Saturday 12 June 2021

First light for the SVBONY prototype SV305M Pro, monochrome USB3.0, CMOS astronomy camera

First light for the prototype SV305M Pro, monochrome USB3.0, CMOS astronomy camera. 

The SV305M Pro has a IMX290LLR-C sensor. 

The IMX290 is a STARVIS back-illuminated CMOS image sensor with Starvis technology which produces a high quality image in the visible and near infra-red wavelengths and has low noise. The camera does not have a UV/IR cut filter.

Nicola has implemented the prototype camera in AstroDMx Capture for Windows, macOS and Linux.


Basically, The SV305M Pro is a monochrome version of the SV305 Pro, having a USB3.0 and an ST4 port.

The SV305M Pro prototype camera


For testing the camera as an imager, it was mounted without filters at the focus of a  Bresser Messier-AR-102-xs/460 ED, f/4.5 refractor mounted on a Celestron AVX mount, and with an Svbony SV165 Guide-scope mounted on the refractor.

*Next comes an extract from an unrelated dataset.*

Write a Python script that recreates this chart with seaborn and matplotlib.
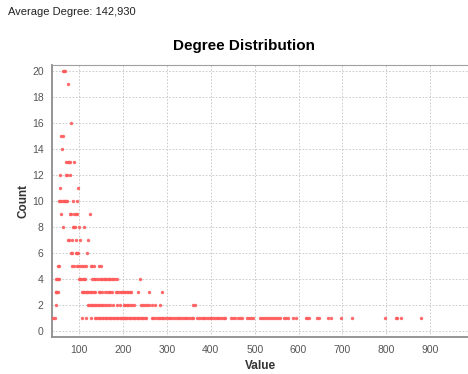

An SV305 camera was used as a guide-camera, with PHD2 running on a Fedora Linux laptop to do pulse auto-guiding, that is, via the hand controller and not the ST4 port.

Screenshot of the pulse auto-guiding with PHD2 and Fedora Linux


 AstroDMx Capture for Windows was used for capturing images. 60 x 30s FITS exposures and 10 x 60s exposures were captured with matching dark-frames and also 50x bias frames were captured. The files were stacked in Deep Sky Stacker and post processed in the Gimp 2.10.

Screenshot of AstroDMx Capture for Windows capturing M4 data with the prototype SV305M Pro


Final image of M4

The camera performed well as an imaging device. At these latitudes in south Wales, UK, M4 is always quite low in the sky and there is a tendancy for stars to bloat due to the thickness of atmosphere that the light has to pass through. Also the camera was used without any filters as the test was of the camera alone. The result was satisfactory and showed the camera to be sensitive. The noise levels were also low, with few evident hot pixels.